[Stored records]
━━━━━━━━━━━━━━━━━━━━

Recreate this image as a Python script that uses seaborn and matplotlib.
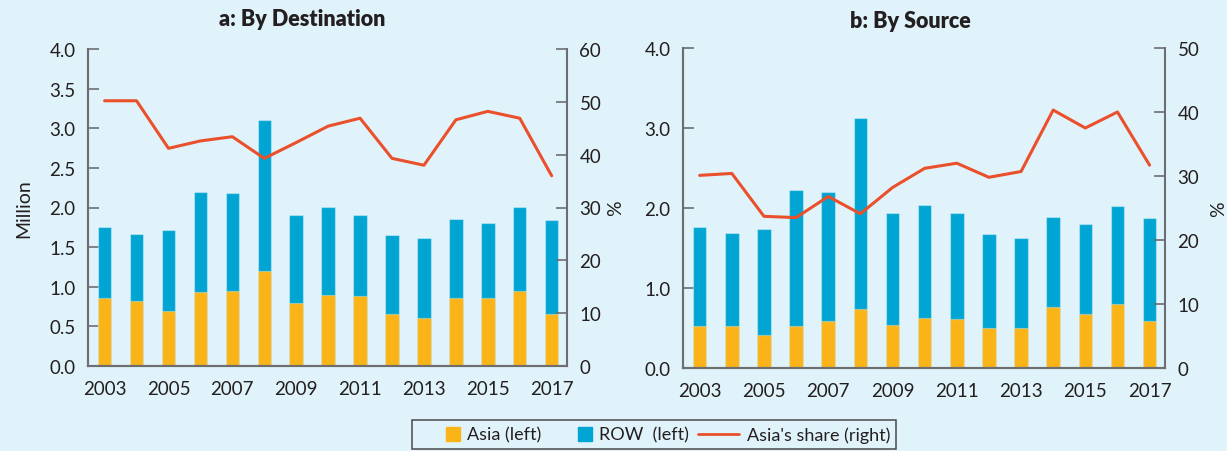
import numpy as np
import pandas as pd
import seaborn as sns
import matplotlib.pyplot as plt
import matplotlib.patches as mpatches
from matplotlib.lines import Line2D
from matplotlib.legend_handler import HandlerPatch

years = list(range(2003, 2018))

# panel a: by destination (million, and Asia's share in %)
dest_asia = [0.86, 0.82, 0.69, 0.93, 0.95, 1.20, 0.80, 0.90, 0.88, 0.65, 0.61, 0.86, 0.86, 0.95, 0.65]
dest_total = [1.75, 1.67, 1.71, 2.20, 2.18, 3.10, 1.90, 2.01, 1.90, 1.65, 1.61, 1.86, 1.80, 2.01, 1.84]
dest_share = [50.2, 50.2, 41.2, 42.6, 43.4, 39.3, 42.3, 45.4, 46.9, 39.3, 38.0, 46.6, 48.2, 46.9, 36.0]

# panel b: by source
src_asia = [0.52, 0.52, 0.41, 0.52, 0.59, 0.74, 0.54, 0.63, 0.61, 0.50, 0.50, 0.76, 0.68, 0.80, 0.59]
src_total = [1.76, 1.69, 1.74, 2.22, 2.20, 3.12, 1.94, 2.04, 1.94, 1.67, 1.62, 1.89, 1.80, 2.02, 1.87]
src_share = [30.1, 30.4, 23.7, 23.5, 26.8, 24.1, 28.2, 31.2, 32.0, 29.8, 30.7, 40.3, 37.5, 40.0, 31.7]

bg = "#e1f3fa"
asia_col = "#fbb418"
row_col = "#00a5d4"
line_col = "#e9502b"
spine_col = "#6d6e71"
text_col = "#231f20"

sns.set_theme(style="white")
plt.rcParams['font.family'] = ['Lato', 'DejaVu Sans']
plt.rcParams['text.color'] = text_col
plt.rcParams['axes.labelcolor'] = text_col
plt.rcParams['xtick.color'] = text_col
plt.rcParams['ytick.color'] = text_col

W, H = 1227, 452
fig = plt.figure(figsize=(W / 100, H / 100), dpi=100, facecolor=bg)
ax_a = fig.add_axes([88 / W, 1 - 367 / H, (567 - 88) / W, (367 - 50) / H])
ax_b = fig.add_axes([683 / W, 1 - 369 / H, (1165 - 683) / W, (369 - 49) / H])

TICK_FS = 13.5


def panel(ax, asia, total, share, lstep, rmax, left_label, rpad):
    df = pd.DataFrame({"year": years, "asia": asia, "total": total, "share": share})
    ax.set_facecolor(bg)
    sns.barplot(data=df, x="year", y="total", color=row_col, saturation=1, width=0.42,
                edgecolor=(1, 1, 1, 0.35), linewidth=0.9, ax=ax)
    sns.barplot(data=df, x="year", y="asia", color=asia_col, saturation=1, width=0.42,
                edgecolor=(1, 1, 1, 0.3), linewidth=0.9, ax=ax)
    ax2 = ax.twinx()
    sns.lineplot(x=np.arange(len(years)), y=df["share"], color=line_col, lw=2.2, ax=ax2)

    ax.set_xlim(-0.52, len(years) - 0.52)
    ax.set_xticks(np.arange(0, len(years), 2))
    ax.set_xticklabels([str(y) for y in years[::2]])
    ax.set_xticks(np.arange(0.5, len(years) - 1, 1), minor=True)
    ax.tick_params(axis="x", which="major", length=0, pad=10, labelsize=TICK_FS)
    ax.tick_params(axis="x", which="minor", length=8, width=1.2, direction="in", color=spine_col)
    ax.set_xlabel("")

    ax.set_ylim(0, 4)
    ax.set_yticks(np.arange(0, 4.01, lstep))
    ax.set_yticklabels([f"{v:.1f}" for v in np.arange(0, 4.01, lstep)])
    ax.tick_params(axis="y", length=8, width=1.2, direction="in", color=spine_col, pad=9,
                   labelsize=TICK_FS, left=True)
    ax.set_ylabel(left_label, fontsize=14, labelpad=12)

    ax2.set_ylim(0, rmax)
    ax2.set_yticks(np.arange(0, rmax + 1, 10))
    ax2.tick_params(axis="y", length=8, width=1.2, direction="in", color=spine_col, pad=9,
                    labelsize=TICK_FS)
    ax2.set_ylabel("%", fontsize=14, labelpad=rpad)

    for a in (ax, ax2):
        a.spines["top"].set_visible(False)
        for s in ("left", "right", "bottom"):
            a.spines[s].set_color(spine_col)
            a.spines[s].set_linewidth(1.5)
    ax.spines["right"].set_visible(False)


panel(ax_a, dest_asia, dest_total, dest_share, 0.5, 60, "Million", 4)
panel(ax_b, src_asia, src_total, src_share, 1.0, 50, "", 8)

fig.text(302 / W, 1 - 20 / H, "a: By Destination", ha="center", va="center",
         fontsize=15.5, fontweight="heavy")
fig.text(910 / W, 1 - 21 / H, "b: By Source", ha="center", va="center",
         fontsize=15.5, fontweight="heavy")


def square(legend, orig_handle, xdescent, ydescent, width, height, fontsize):
    s = 1.1 * height
    return mpatches.Rectangle((width - xdescent - s, -ydescent + (height - s) / 2), s, s)


handles = [mpatches.Patch(color=asia_col), mpatches.Patch(color=row_col),
           Line2D([], [], color=line_col, lw=2)]
labels = ["Asia (left)", "ROW  (left)", "Asia's share (right)"]
leg = fig.legend(handles, labels, loc="upper center", bbox_to_anchor=(654 / W, 1 - 421 / H),
                 ncol=3, fontsize=13, frameon=True, fancybox=False, facecolor=bg,
                 edgecolor=text_col, handlelength=2.3, handletextpad=0.4, columnspacing=0.5,
                 borderpad=0.35, borderaxespad=0,
                 handler_map={mpatches.Patch: HandlerPatch(patch_func=square)})
leg.get_frame().set_linewidth(1.1)

fig.savefig("out.png", dpi=100, facecolor=bg)
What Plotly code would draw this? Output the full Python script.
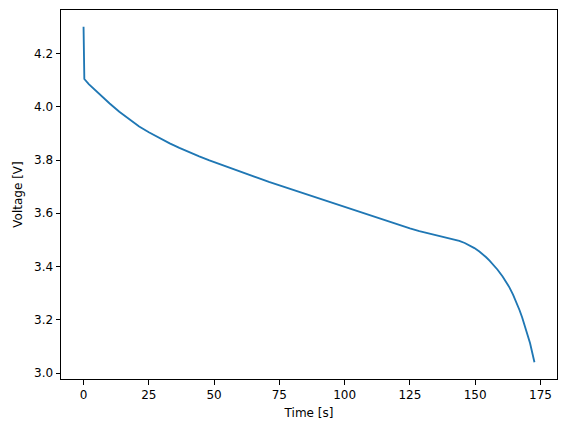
import plotly.graph_objects as go

time_s = [0, 0.3, 2, 4, 6, 10, 13.7, 17.5, 21.3, 25, 29, 33, 36.7, 40.5, 44.3, 48.2, 52, 56, 59.7, 63.5, 67.3, 71, 75, 78.8, 82.6, 86.5, 90.3, 94, 98, 101.8, 105.6, 109.5, 113, 117, 121, 125, 128.6, 132.5, 136.3, 140.1, 143.9, 146, 147.8, 149.7, 151.6, 153, 154.2, 155.5, 156.7, 158.5, 160.5, 162, 163.1, 164.5, 165.7, 167, 168, 169.5, 171, 172.7]
voltage = [4.300, 4.104, 4.085, 4.066, 4.047, 4.012, 3.981, 3.9525, 3.9255, 3.904, 3.882, 3.8625, 3.8455, 3.829, 3.814, 3.799, 3.785, 3.771, 3.758, 3.744, 3.731, 3.718, 3.705, 3.692, 3.680, 3.667, 3.655, 3.642, 3.629, 3.617, 3.604, 3.591, 3.580, 3.567, 3.555, 3.543, 3.533, 3.524, 3.5155, 3.5065, 3.4965, 3.4885, 3.4805, 3.4695, 3.4565, 3.4455, 3.435, 3.422, 3.410, 3.389, 3.363, 3.341, 3.322, 3.295, 3.268, 3.236, 3.209, 3.164, 3.113, 3.041]

x_ticks = [0, 25, 50, 75, 100, 125, 150, 175]
y_ticks = [3.0, 3.2, 3.4, 3.6, 3.8, 4.0, 4.2]

fig = go.Figure()
fig.add_trace(go.Scatter(x=time_s, y=voltage, mode="lines",
                         line=dict(color="#1f77b4", width=1.85),
                         showlegend=False))

xmin, xmax = min(time_s), max(time_s)
ymin, ymax = min(voltage), max(voltage)
dx = 0.05 * (xmax - xmin)
dy = 0.05 * (ymax - ymin)

axis_common = dict(showline=True, mirror=True, linecolor="black", linewidth=1,
                   ticks="outside", ticklen=4.5, tickwidth=1, tickcolor="black",
                   showgrid=False, zeroline=False,
                   tickfont=dict(family="DejaVu Sans", size=12, color="black"))

fig.update_layout(
    width=567, height=432,
    margin=dict(l=61, r=10, t=10, b=53),
    paper_bgcolor="white", plot_bgcolor="white",
    xaxis=dict(range=[xmin - dx, xmax + dx], tickvals=x_ticks,
               ticktext=[str(v) for v in x_ticks],
               title=dict(text="Time [s]", standoff=7,
                          font=dict(family="DejaVu Sans", size=12, color="black")),
               **axis_common),
    yaxis=dict(range=[ymin - dy, ymax + dy], tickvals=y_ticks,
               ticktext=[f"{v:.1f}" for v in y_ticks],
               title=dict(text="Voltage [V]", standoff=8,
                          font=dict(family="DejaVu Sans", size=12, color="black")),
               **axis_common),
)

fig.write_html("out.html")
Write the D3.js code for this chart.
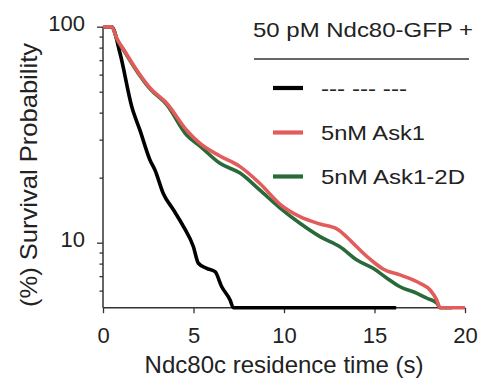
<!DOCTYPE html>
<html>
<head>
<meta charset="utf-8">
<script src="https://cdn.jsdelivr.net/npm/d3@7"></script>
<style>
  html, body { margin: 0; padding: 0; background: #fff; }
  svg { display: block; font-family: "Liberation Sans", Arial, Helvetica, sans-serif; }
</style>
</head>
<body>
<svg id="chart" width="483" height="384"></svg>
<script>
// ---- Data ----
const xTicks = [0, 5, 10, 15, 20];
const yMajorTicks = [10, 100];
const yMinorTicks = [6, 7, 8, 9, 20, 30, 40, 50, 60, 70, 80, 90];

const legendTitle = "50 pM Ndc80-GFP +";
const seriesNames = ["--- --- ---", "5nM Ask1", "5nM Ask1-2D"];
const seriesColors = ["#000000", "#e25c5c", "#2a6a3a"];

// residence time (s)
const controlTime = [0, 0.48, 0.94, 1.59, 2.04, 2.60, 2.87, 3.33, 3.89, 4.44, 4.99, 5.27, 5.73, 6.19, 6.56, 7.02, 7.20, 16.2];
const controlSurv = [100, 100, 75.3, 42.6, 33.2, 24.1, 21.7, 16.9, 14.2, 11.9, 9.6, 8.03, 7.61, 7.34, 6.25, 5.43, 5.0, 5.0];

const ask1Time = [0, 0.48, 0.76, 1.22, 1.86, 2.60, 3.52, 4.62, 5.36, 6.46, 7.57, 8.67, 9.77, 10.88, 11.99, 12.93, 13.48, 14.03, 14.31, 14.92, 15.47, 16.41, 17.51, 18.07, 18.44, 18.62, 20.0];
const ask1Surv = [100, 100, 88.4, 76.6, 63.0, 52.0, 44.2, 33.2, 28.8, 25.2, 22.5, 18.8, 15.1, 13.2, 12.2, 11.57, 10.6, 9.55, 9.06, 8.17, 7.55, 7.09, 6.49, 6.04, 5.43, 5.0, 5.0];

const ask12dTime = [0, 0.48, 0.76, 1.22, 1.86, 2.60, 3.52, 4.62, 5.36, 6.46, 7.57, 8.67, 9.77, 10.88, 11.99, 13.09, 14.03, 14.92, 15.69, 16.41, 17.35, 17.90, 18.45, 18.62, 19.28];
const ask12dSurv = [100, 100, 87.8, 75.9, 62.4, 51.5, 43.6, 31.5, 28.0, 23.3, 21.0, 17.5, 14.5, 12.3, 10.67, 9.58, 8.32, 7.61, 6.85, 6.25, 5.83, 5.53, 5.24, 5.0, 5.0];

// ---- Scales ----
const svg = d3.select("#chart");
const x = d3.scaleLinear().domain([0, 20]).range([103, 465]);
const y = d3.scaleLog().domain([5, 100]).range([307.7, 26.7]).clamp(true);
const axisColor = "#333";

// ---- Axes ----
const gx = svg.append("g").attr("transform", `translate(0,${y(5)})`)
  .call(d3.axisBottom(x).tickValues(xTicks).tickSize(5.5).tickPadding(14).tickFormat(d3.format("d")));
gx.selectAll("text").attr("font-size", 22).attr("fill", "#222").attr("font-family", "Liberation Sans, Arial, sans-serif");

const gyMinor = svg.append("g").attr("transform", `translate(${x(0)},0)`)
  .call(d3.axisLeft(y).tickValues(yMinorTicks).tickSize(3.5).tickFormat(""));
gyMinor.select(".domain").remove();

const gy = svg.append("g").attr("transform", `translate(${x(0)},0)`)
  .call(d3.axisLeft(y).tickValues(yMajorTicks).tickSize(6).tickPadding(12).tickFormat(d3.format("d")));
gy.selectAll("text").attr("font-size", 22).attr("fill", "#222").attr("dy", "4px").attr("font-family", "Liberation Sans, Arial, sans-serif");

svg.selectAll(".domain").attr("stroke", axisColor).attr("stroke-width", 1.5);
svg.selectAll(".tick line").attr("stroke", axisColor).attr("stroke-width", 1.3);
gx.select(".domain").attr("d", `M${x(0)},0H${x(20)}`);
gy.select(".domain").attr("d", `M0,${y(100)}V${y(5)}`);

// ---- Curves ----
const line = d3.line().x(d => x(d[0])).y(d => y(d[1])).curve(d3.curveMonotoneX);
const series = [
  { t: controlTime, v: controlSurv, c: seriesColors[0] },
  { t: ask12dTime, v: ask12dSurv, c: seriesColors[2] },
  { t: ask1Time, v: ask1Surv, c: seriesColors[1] }
];
series.forEach(s => {
  svg.append("path")
    .datum(s.t.map((t, i) => [t, s.v[i]]))
    .attr("d", line)
    .attr("fill", "none")
    .attr("stroke", s.c)
    .attr("stroke-width", 3.6)
    .attr("stroke-linejoin", "round");
});

// ---- Axis titles ----
svg.append("text")
  .attr("x", (x(0) + x(20)) / 2).attr("y", 373)
  .attr("text-anchor", "middle").attr("font-size", 24).attr("fill", "#222")
  .text("Ndc80c residence time (s)");

svg.append("text")
  .attr("transform", "translate(36.5,175) rotate(-90)")
  .attr("text-anchor", "middle").attr("font-size", 24).attr("fill", "#222")
  .attr("textLength", 264).attr("lengthAdjust", "spacingAndGlyphs")
  .text("(%) Survival Probability");

// ---- Legend ----
const lg = svg.append("g");
lg.append("text").attr("x", 253).attr("y", 37).attr("font-size", 21).attr("fill", "#222")
  .attr("textLength", 220).attr("lengthAdjust", "spacingAndGlyphs")
  .text(legendTitle);
lg.append("line").attr("x1", 254).attr("x2", 469).attr("y1", 59).attr("y2", 59)
  .attr("stroke", "#333").attr("stroke-width", 1.3);

const entryY = [88, 132.5, 176.5];
const textLens = [86, 104, 144];
seriesNames.forEach((name, i) => {
  lg.append("line").attr("x1", 273).attr("x2", 303).attr("y1", entryY[i]).attr("y2", entryY[i])
    .attr("stroke", seriesColors[i]).attr("stroke-width", 4.2);
  lg.append("text").attr("x", 321).attr("y", entryY[i] + 7.5)
    .attr("font-size", 21).attr("fill", "#222")
    .attr("textLength", textLens[i]).attr("lengthAdjust", "spacingAndGlyphs")
    .text(name);
});
</script>
</body>
</html>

━━━━━━━━━━━━━━━━━━━━

> **DIRECTIONS FOR THIS TASK**:
Exactly as written, please give again the lines from the beginning of the listing through the line containing "TICK_FS = 13.5", inclusive, without any pictures.

> **ANSWER IN FULL**:
Recreate this image as a Python script that uses seaborn and matplotlib.
import numpy as np
import pandas as pd
import seaborn as sns
import matplotlib.pyplot as plt
import matplotlib.patches as mpatches
from matplotlib.lines import Line2D
from matplotlib.legend_handler import HandlerPatch

years = list(range(2003, 2018))

# panel a: by destination (million, and Asia's share in %)
dest_asia = [0.86, 0.82, 0.69, 0.93, 0.95, 1.20, 0.80, 0.90, 0.88, 0.65, 0.61, 0.86, 0.86, 0.95, 0.65]
dest_total = [1.75, 1.67, 1.71, 2.20, 2.18, 3.10, 1.90, 2.01, 1.90, 1.65, 1.61, 1.86, 1.80, 2.01, 1.84]
dest_share = [50.2, 50.2, 41.2, 42.6, 43.4, 39.3, 42.3, 45.4, 46.9, 39.3, 38.0, 46.6, 48.2, 46.9, 36.0]

# panel b: by source
src_asia = [0.52, 0.52, 0.41, 0.52, 0.59, 0.74, 0.54, 0.63, 0.61, 0.50, 0.50, 0.76, 0.68, 0.80, 0.59]
src_total = [1.76, 1.69, 1.74, 2.22, 2.20, 3.12, 1.94, 2.04, 1.94, 1.67, 1.62, 1.89, 1.80, 2.02, 1.87]
src_share = [30.1, 30.4, 23.7, 23.5, 26.8, 24.1, 28.2, 31.2, 32.0, 29.8, 30.7, 40.3, 37.5, 40.0, 31.7]

bg = "#e1f3fa"
asia_col = "#fbb418"
row_col = "#00a5d4"
line_col = "#e9502b"
spine_col = "#6d6e71"
text_col = "#231f20"

sns.set_theme(style="white")
plt.rcParams['font.family'] = ['Lato', 'DejaVu Sans']
plt.rcParams['text.color'] = text_col
plt.rcParams['axes.labelcolor'] = text_col
plt.rcParams['xtick.color'] = text_col
plt.rcParams['ytick.color'] = text_col

W, H = 1227, 452
fig = plt.figure(figsize=(W / 100, H / 100), dpi=100, facecolor=bg)
ax_a = fig.add_axes([88 / W, 1 - 367 / H, (567 - 88) / W, (367 - 50) / H])
ax_b = fig.add_axes([683 / W, 1 - 369 / H, (1165 - 683) / W, (369 - 49) / H])

TICK_FS = 13.5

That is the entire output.